TASK DESCRIPTION
Transcribe the listing exactly, leaving out every picture.

DATA EXTRACT
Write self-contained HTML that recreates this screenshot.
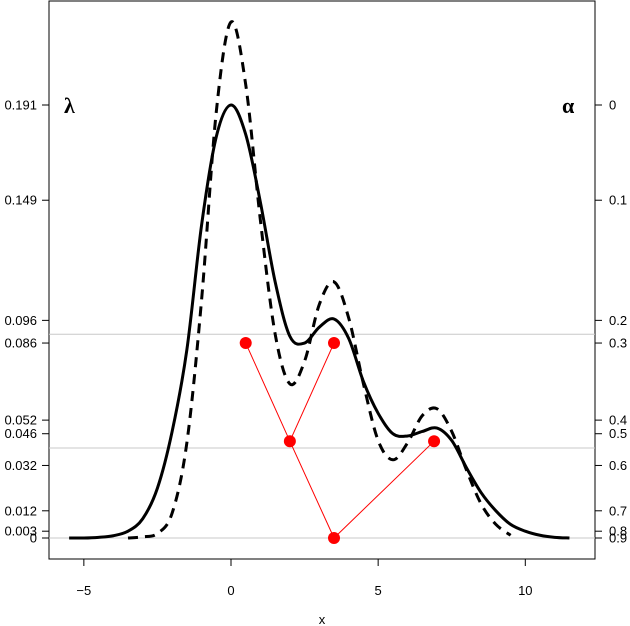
<!DOCTYPE html>
<html><head><meta charset="utf-8"><style>
html,body{margin:0;padding:0;background:#fff}
svg{display:block;font-family:"Liberation Sans",sans-serif}
</style></head><body>
<svg id="chart" width="630" height="626" viewBox="0 0 630 626">
<rect x="49" y="1" width="546" height="558" fill="none" stroke="#000" stroke-width="1"/>
<g id="grid"></g>
<g id="axes"></g>
<g id="curves"></g>
<g id="tree"></g>
<text x="64" y="113" font-size="22" font-weight="bold" font-family="Liberation Serif, serif">λ</text>
<text x="562" y="113" font-size="22" font-weight="bold" font-family="Liberation Serif, serif">α</text>
<text x="322" y="624" font-size="13" text-anchor="middle">x</text>
</svg>
<script>
const xTicks=[-5,0,5,10];
const leftTicks=[0.191,0.149,0.096,0.086,0.052,0.046,0.032,0.012,0.003,0];
const leftLabels=["0.191","0.149","0.096","0.086","0.052","0.046","0.032","0.012","0.003","0"];
const rightLabels=["0","0.1","0.2","0.3","0.4","0.5","0.6","0.7","0.8","0.9"];
const gridLevels=[0.0899,0.0397,0];
const solidX=[-5.5,-5,-4.5,-4,-3.5,-3,-2.5,-2,-1.5,-1,-0.5,0,0.5,1,1.5,2,2.5,3,3.5,4,4.5,5,5.5,6,6.5,7,7.5,8,8.5,9,9.5,10,10.5,11,11.5];
const solidY=[0,0,0.0003,0.001,0.003,0.0085,0.022,0.047,0.083,0.138,0.177,0.191,0.178,0.148,0.113,0.089,0.086,0.093,0.0966,0.088,0.069,0.055,0.046,0.045,0.047,0.0485,0.043,0.031,0.02,0.012,0.006,0.003,0.0012,0.0003,0];
const dashX=[-3.5,-3,-2.5,-2,-1.5,-1,-0.5,0,0.5,1,1.5,2,2.5,3,3.5,4,4.5,5,5.5,6,6.5,7,7.5,8,8.5,9,9.5];
const dashY=[0,0.0005,0.002,0.011,0.042,0.105,0.188,0.2276,0.2,0.14,0.09,0.068,0.078,0.103,0.113,0.097,0.068,0.043,0.0345,0.042,0.054,0.057,0.047,0.03,0.015,0.006,0.0012];
const nodeX=[0.5,2,3.5,3.5,6.9];
const nodeY=[0.086,0.0427,0.086,0,0.0427];
const edges=[[0,1],[1,2],[1,3],[3,4]];
const sx=v=>231+29.43*v, sy=v=>538-2267*v;
const NS="http://www.w3.org/2000/svg";
function mk(t,a,p){const e=document.createElementNS(NS,t);for(const k in a)e.setAttribute(k,a[k]);p.appendChild(e);return e;}
const G=document.getElementById('grid'),A=document.getElementById('axes'),C=document.getElementById('curves'),T=document.getElementById('tree');
gridLevels.forEach(v=>{const l=mk('line',{x1:49,x2:595,y1:sy(v),y2:sy(v),stroke:'#c8c8c8','stroke-width':1},G);

});
xTicks.forEach(v=>{const l=mk('line',{x1:sx(v),x2:sx(v),y1:559,y2:566,stroke:'#000'},A);


const t=mk('text',{x:sx(v),y:595,'font-size':13,'text-anchor':'middle'},A);t.textContent=(v<0?'\u2212'+(-v):v);

});
leftTicks.forEach((v,i)=>{const y=sy(v);
const l=mk('line',{x1:42,x2:49,y1:y,y2:y,stroke:'#000'},A);


const t=mk('text',{x:37,y:y+4.5,'font-size':13,'text-anchor':'end'},A);t.textContent=leftLabels[i];


const r=mk('line',{x1:595,x2:602,y1:y,y2:y,stroke:'#000'},A);


const rt=mk('text',{x:609,y:y+4.5,'font-size':13},A);rt.textContent=rightLabels[i];

});
function path(xs,ys){const p=xs.map((x,i)=>[sx(x),sy(ys[i])]);let d='M'+p[0][0]+','+p[0][1];
for(let i=0;i<p.length-1;i++){const p0=p[Math.max(0,i-1)],p1=p[i],p2=p[i+1],p3=p[Math.min(p.length-1,i+2)];
d+=' C'+(p1[0]+(p2[0]-p0[0])/6)+','+(p1[1]+(p2[1]-p0[1])/6)+' '+(p2[0]-(p3[0]-p1[0])/6)+','+(p2[1]-(p3[1]-p1[1])/6)+' '+p2[0]+','+p2[1];}return d;}
const s=mk('path',{d:path(solidX,solidY),fill:'none',stroke:'#000','stroke-width':3},C);


const dd=mk('path',{d:path(dashX,dashY),fill:'none',stroke:'#000','stroke-width':3,'stroke-dasharray':'10 7'},C);


edges.forEach(e=>{const l=mk('line',{x1:sx(nodeX[e[0]]),y1:sy(nodeY[e[0]]),x2:sx(nodeX[e[1]]),y2:sy(nodeY[e[1]]),stroke:'red','stroke-width':1},T);

});
nodeX.forEach((x,i)=>{const c=mk('circle',{cx:sx(x),cy:sy(nodeY[i]),r:6,fill:'red'},T);

});
</script>
</body></html>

ANSWER TO THIS TASK
Write self-contained HTML that recreates this screenshot.
<!DOCTYPE html>
<html><head><meta charset="utf-8"><style>
html,body{margin:0;padding:0;background:#fff}
svg{display:block;font-family:"Liberation Sans",sans-serif}
</style></head><body>
<svg id="chart" width="630" height="626" viewBox="0 0 630 626">
<rect x="49" y="1" width="546" height="558" fill="none" stroke="#000" stroke-width="1"/>
<g id="grid"></g>
<g id="axes"></g>
<g id="curves"></g>
<g id="tree"></g>
<text x="64" y="113" font-size="22" font-weight="bold" font-family="Liberation Serif, serif">λ</text>
<text x="562" y="113" font-size="22" font-weight="bold" font-family="Liberation Serif, serif">α</text>
<text x="322" y="624" font-size="13" text-anchor="middle">x</text>
</svg>
<script>
const xTicks=[-5,0,5,10];
const leftTicks=[0.191,0.149,0.096,0.086,0.052,0.046,0.032,0.012,0.003,0];
const leftLabels=["0.191","0.149","0.096","0.086","0.052","0.046","0.032","0.012","0.003","0"];
const rightLabels=["0","0.1","0.2","0.3","0.4","0.5","0.6","0.7","0.8","0.9"];
const gridLevels=[0.0899,0.0397,0];
const solidX=[-5.5,-5,-4.5,-4,-3.5,-3,-2.5,-2,-1.5,-1,-0.5,0,0.5,1,1.5,2,2.5,3,3.5,4,4.5,5,5.5,6,6.5,7,7.5,8,8.5,9,9.5,10,10.5,11,11.5];
const solidY=[0,0,0.0003,0.001,0.003,0.0085,0.022,0.047,0.083,0.138,0.177,0.191,0.178,0.148,0.113,0.089,0.086,0.093,0.0966,0.088,0.069,0.055,0.046,0.045,0.047,0.0485,0.043,0.031,0.02,0.012,0.006,0.003,0.0012,0.0003,0];
const dashX=[-3.5,-3,-2.5,-2,-1.5,-1,-0.5,0,0.5,1,1.5,2,2.5,3,3.5,4,4.5,5,5.5,6,6.5,7,7.5,8,8.5,9,9.5];
const dashY=[0,0.0005,0.002,0.011,0.042,0.105,0.188,0.2276,0.2,0.14,0.09,0.068,0.078,0.103,0.113,0.097,0.068,0.043,0.0345,0.042,0.054,0.057,0.047,0.03,0.015,0.006,0.0012];
const nodeX=[0.5,2,3.5,3.5,6.9];
const nodeY=[0.086,0.0427,0.086,0,0.0427];
const edges=[[0,1],[1,2],[1,3],[3,4]];
const sx=v=>231+29.43*v, sy=v=>538-2267*v;
const NS="http://www.w3.org/2000/svg";
function mk(t,a,p){const e=document.createElementNS(NS,t);for(const k in a)e.setAttribute(k,a[k]);p.appendChild(e);return e;}
const G=document.getElementById('grid'),A=document.getElementById('axes'),C=document.getElementById('curves'),T=document.getElementById('tree');
gridLevels.forEach(v=>{const l=mk('line',{x1:49,x2:595,y1:sy(v),y2:sy(v),stroke:'#c8c8c8','stroke-width':1},G);

});
xTicks.forEach(v=>{const l=mk('line',{x1:sx(v),x2:sx(v),y1:559,y2:566,stroke:'#000'},A);


const t=mk('text',{x:sx(v),y:595,'font-size':13,'text-anchor':'middle'},A);t.textContent=(v<0?'\u2212'+(-v):v);

});
leftTicks.forEach((v,i)=>{const y=sy(v);
const l=mk('line',{x1:42,x2:49,y1:y,y2:y,stroke:'#000'},A);


const t=mk('text',{x:37,y:y+4.5,'font-size':13,'text-anchor':'end'},A);t.textContent=leftLabels[i];


const r=mk('line',{x1:595,x2:602,y1:y,y2:y,stroke:'#000'},A);


const rt=mk('text',{x:609,y:y+4.5,'font-size':13},A);rt.textContent=rightLabels[i];

});
function path(xs,ys){const p=xs.map((x,i)=>[sx(x),sy(ys[i])]);let d='M'+p[0][0]+','+p[0][1];
for(let i=0;i<p.length-1;i++){const p0=p[Math.max(0,i-1)],p1=p[i],p2=p[i+1],p3=p[Math.min(p.length-1,i+2)];
d+=' C'+(p1[0]+(p2[0]-p0[0])/6)+','+(p1[1]+(p2[1]-p0[1])/6)+' '+(p2[0]-(p3[0]-p1[0])/6)+','+(p2[1]-(p3[1]-p1[1])/6)+' '+p2[0]+','+p2[1];}return d;}
const s=mk('path',{d:path(solidX,solidY),fill:'none',stroke:'#000','stroke-width':3},C);


const dd=mk('path',{d:path(dashX,dashY),fill:'none',stroke:'#000','stroke-width':3,'stroke-dasharray':'10 7'},C);


edges.forEach(e=>{const l=mk('line',{x1:sx(nodeX[e[0]]),y1:sy(nodeY[e[0]]),x2:sx(nodeX[e[1]]),y2:sy(nodeY[e[1]]),stroke:'red','stroke-width':1},T);

});
nodeX.forEach((x,i)=>{const c=mk('circle',{cx:sx(x),cy:sy(nodeY[i]),r:6,fill:'red'},T);

});
</script>
</body></html>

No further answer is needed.